After much thrusting and parrying with my now threaded eyelash, I approached the fabric I was supposed to adorn.

“Where’s the design?” I asked.

“In your head,” she said.

I checked.

“Nope,” I said.

It was strange. Prior to that moment I never realized that my grandmother, a strict Roman Catholic, was familiar with the tennants of island voodoo.

Her eyes rolled back into her head, and her hands began to shake. Her trembling fingers snatched up a pen and traced arcane symbols on the smudgy white material. I could almost hear the beat of Hatian drums as a flood of strange words poured from her lips.

“Dorothy,” said my Grandfather, setting down the crucifix he had snatched up, “Don’t use language like that around the kid.”

Relieved that I wouldn’t have to sacrifice a chicken, I took a closer look at what she had drawn.

“The alphabet!” I wailed. “I don’t wanna sew the lousy alphabet. Write some words at least.”

“Your mother wouldn’t want those words on the wall,” Mammy said. “Now sew.”

Noticing my 6’4” Grandfather calmly attempting to ease himself beneath the sofa, I frantically began to push my threaded eyelash though the material. I noted with fascination that floss pulled easily through the material, leaving a trail of holes behind it.
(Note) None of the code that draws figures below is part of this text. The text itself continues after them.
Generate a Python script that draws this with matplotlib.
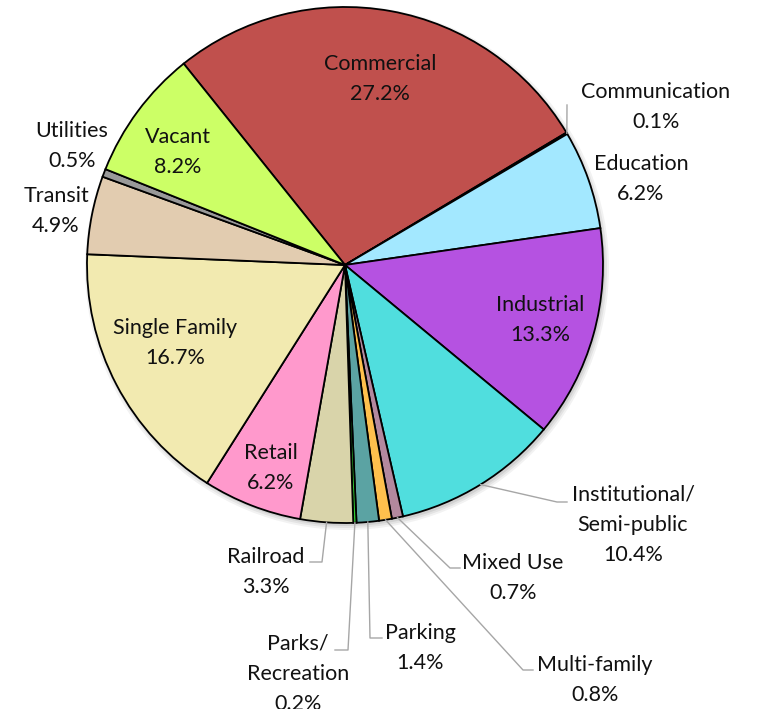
import numpy as np
import matplotlib
matplotlib.use("Agg")
import matplotlib.pyplot as plt
from matplotlib.patches import Circle

plt.rcParams['font.family'] = ['Lato', 'DejaVu Sans']

# -------------------------
# datos
# -------------------------
categorias = ["Commercial", "Communication", "Education", "Industrial",
              "Institutional/\nSemi-public", "Mixed Use", "Multi-family",
              "Parking", "Parks/\nRecreation", "Railroad", "Retail",
              "Single Family", "Transit", "Utilities", "Vacant"]
porcentajes = [27.2, 0.1, 6.2, 13.3, 10.4, 0.7, 0.8, 1.4, 0.2, 3.3, 6.2,
               16.7, 4.9, 0.5, 8.2]
colores = ["#C0504D", "#333333", "#A3E8FF", "#B552E1", "#50DEDE", "#B3889E",
           "#FFC04D", "#5BA3A3", "#33CC33", "#D9D4AA", "#FF99CC", "#F2EAB0",
           "#E2CCB0", "#999999", "#CCFF66"]

W, H = 759, 709
cx, cy, r = 345, H - 265, 258

fig = plt.figure(figsize=(W / 100, H / 100), dpi=100)
ax = fig.add_axes([0, 0, 1, 1])

# sombra
for k, a in enumerate([0.05, 0.06, 0.08]):
    ax.add_patch(Circle((cx + 2, cy - 3), r + 4 - 2 * k, color="black",
                        alpha=a, lw=0, zorder=0))

wedges, _ = ax.pie(porcentajes, colors=colores, startangle=128.7,
                   counterclock=False, center=(cx, cy), radius=r,
                   wedgeprops=dict(edgecolor="black", linewidth=1.3))

ax.set_xlim(0, W)
ax.set_ylim(0, H)
ax.set_aspect("equal")
ax.axis("off")

# -------------------------
# etiquetas (posicion en pixeles, y hacia abajo)
# -------------------------
dentro = {
    "Commercial": (380, 79),
    "Education": (641, 179),
    "Industrial": (540, 320),
    "Retail": (271, 468),
    "Single Family": (175, 343),
    "Transit": (56, 211),
    "Utilities": (72, 146),
    "Vacant": (178, 152),
}

# etiqueta, posicion texto, codo(s) de la linea
fuera = {
    "Communication": ((656, 107), [(567, 105)]),
    "Institutional/\nSemi-public": ((633, 525), [(557, 502), (567, 502)]),
    "Mixed Use": ((513, 578), [(450, 568), (460, 568)]),
    "Multi-family": ((595, 680), [(523, 670), (533, 670)]),
    "Parking": ((420, 648), [(370, 638), (382, 638)]),
    "Parks/\nRecreation": ((298, 674), [(348, 650), (335, 650)]),
    "Railroad": ((266, 572), [(322, 562), (310, 562)]),
}

for cat, val, w in zip(categorias, porcentajes, wedges):
    texto = f"{cat}\n{val}%"
    if cat in dentro:
        x, y = dentro[cat]
    else:
        (x, y), codos = fuera[cat]
        ang = np.deg2rad((w.theta1 + w.theta2) / 2)
        px = [cx + r * np.cos(ang)] + [c[0] for c in codos]
        py = [cy + r * np.sin(ang)] + [H - c[1] for c in codos]
        ax.plot(px, py, color="#A6A6A6", lw=1, zorder=1)
    ax.text(x, H - y, texto, ha="center", va="center", fontsize=15.5,
            linespacing=1.65, color="#111111", zorder=5)

plt.savefig("out.png", dpi=100)
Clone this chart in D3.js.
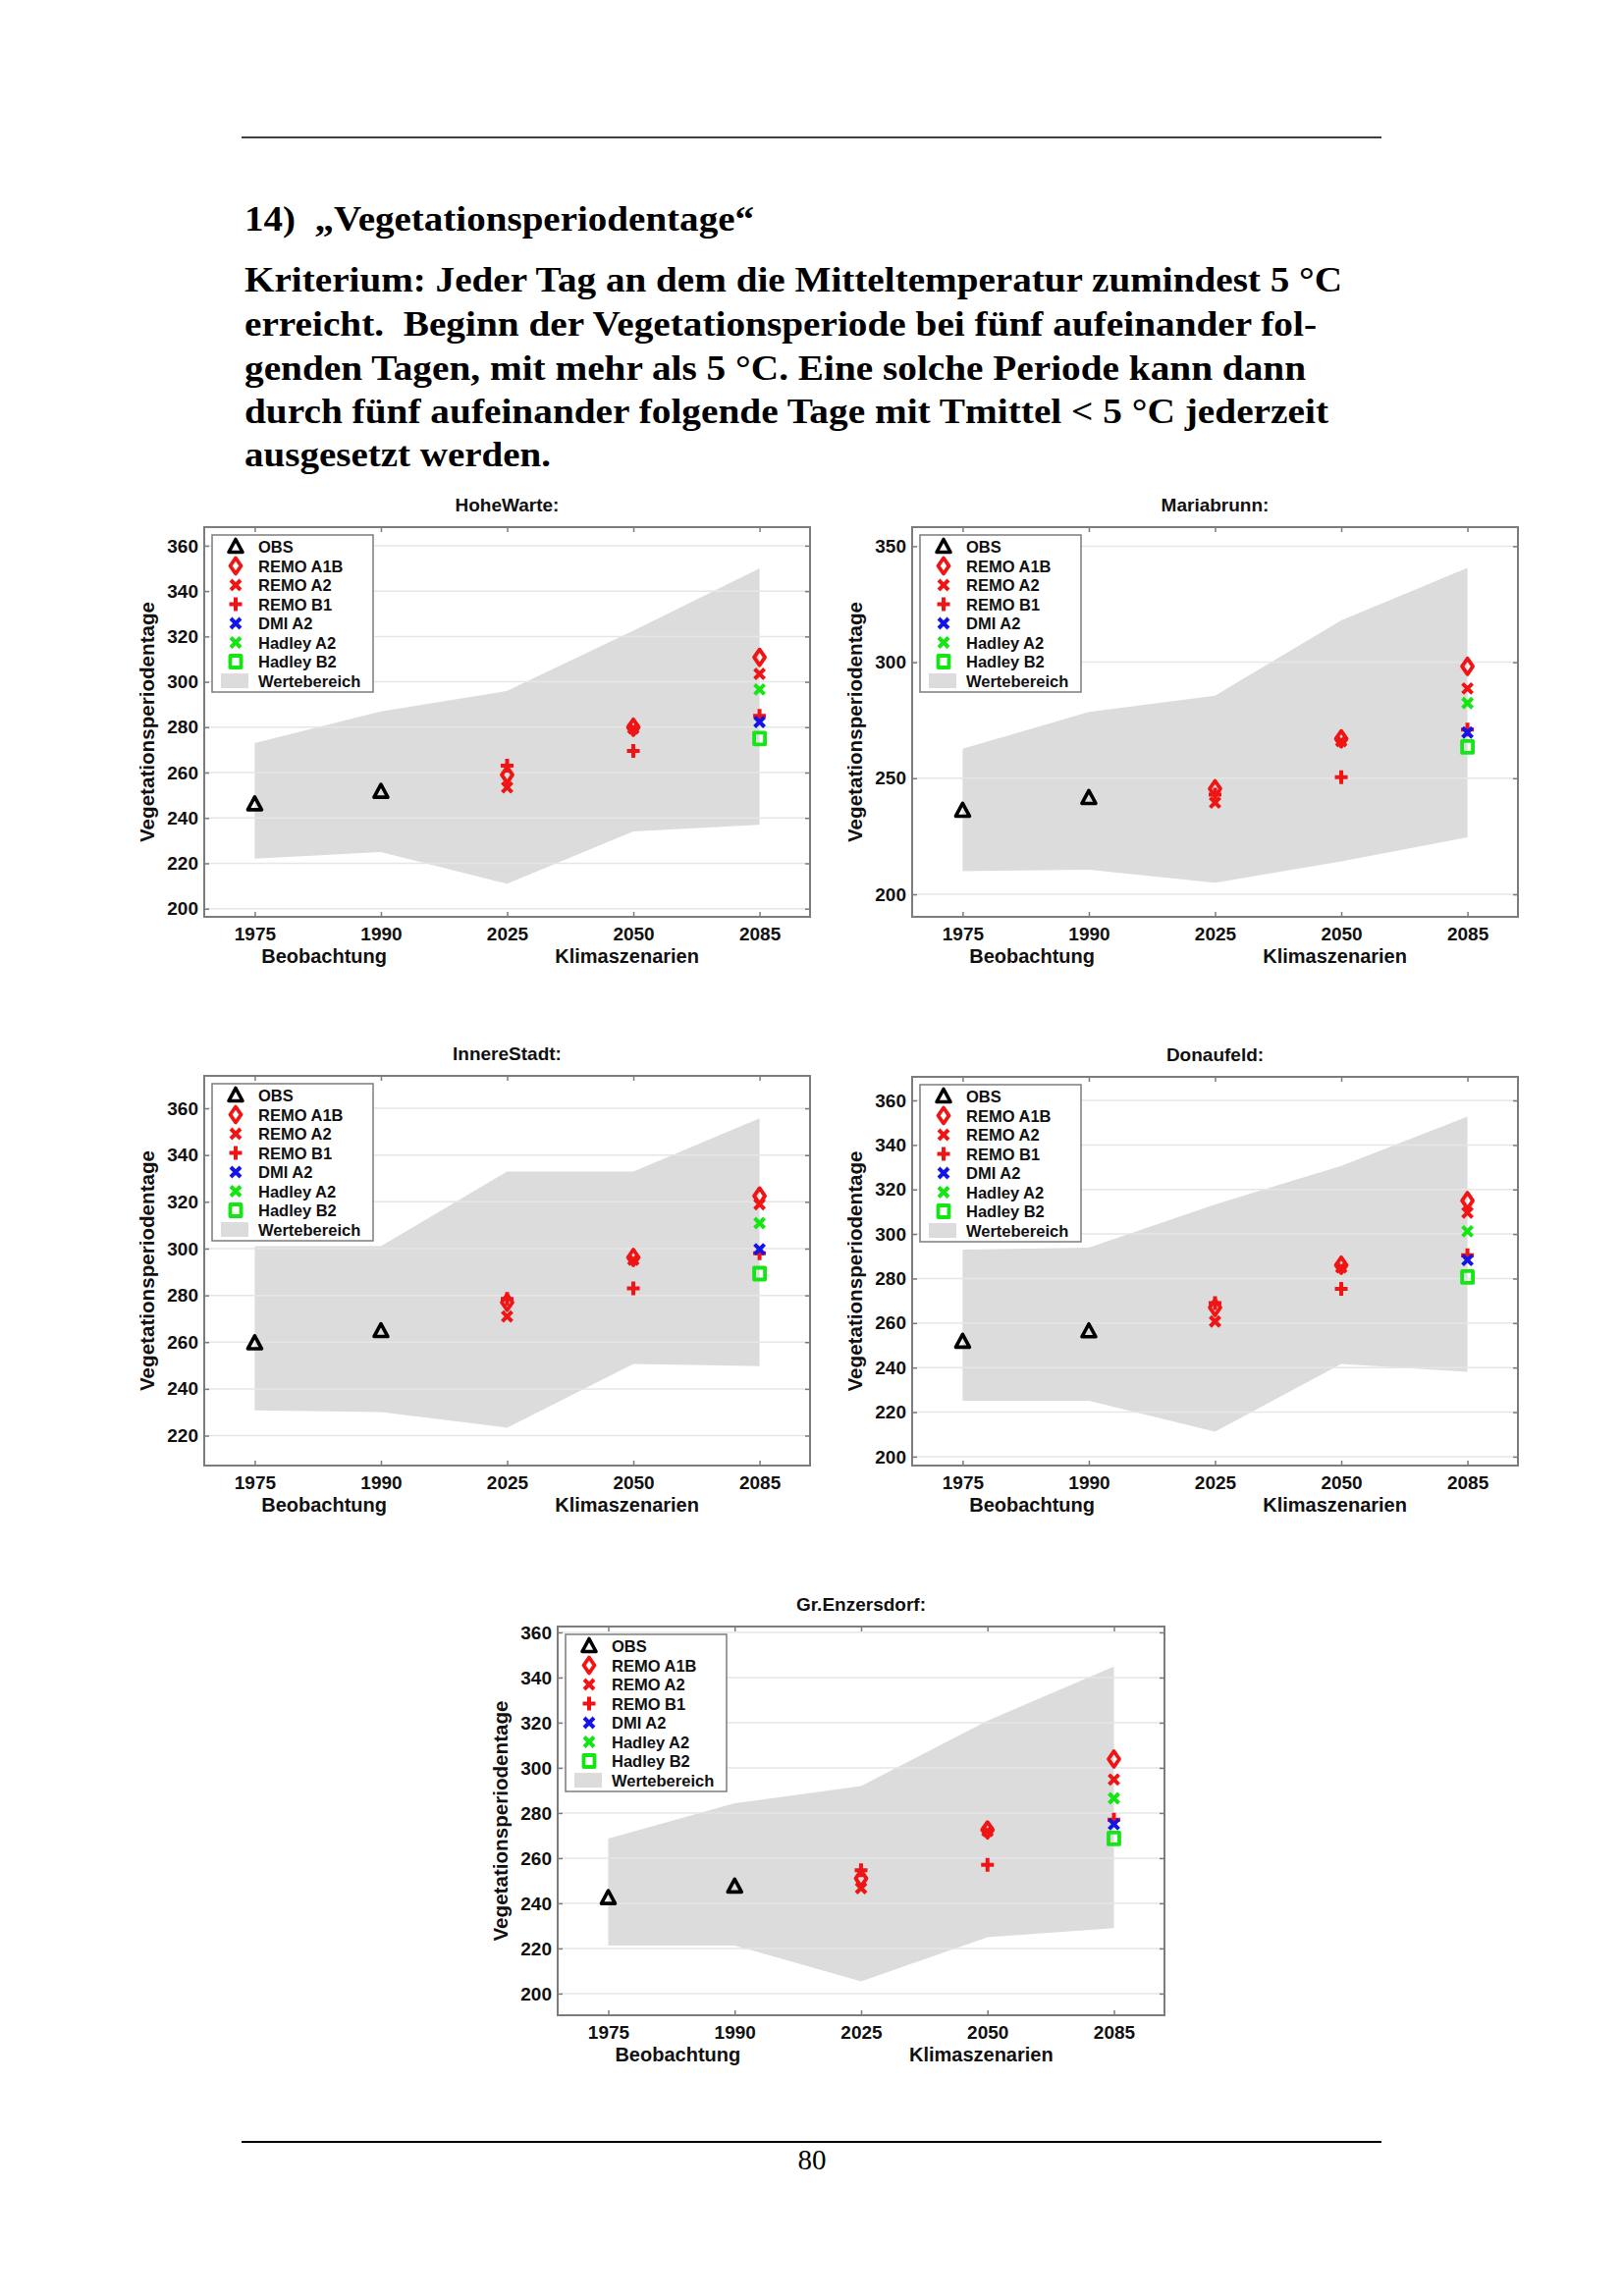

A few minutes later I heard a sound.

Glancing up from the spots of blood which had inexplicably sprouted on the inked letters B through H (possibly the work of local elves), I noted a strange look on Mammy’s face. I watched her suspiciously as I attempted to massage away the sharp, stabbing pains in the tips of my fingers

“The thread... th’ th’ the thread...,” she stuttered.

“It’s right here,” I said triumphantly, holding up the entire length. “See?”

Without a word, Mammy took the embroidery hoop and needle, presumably for framing. Paw-Paw assured me later that their subsequent disappearance was indeed, as Mammy said, a case of spontaneous combustion.

Later that night, Mammy presented me with my uncle’s coonskin cap, a bow and arrows, and a packed lunch.

“Don’t let ‘em kill your dreams kid,” she said sweetly in my ear. “The mountains are in Tennessee.”

You just can’t argue with that kind of love.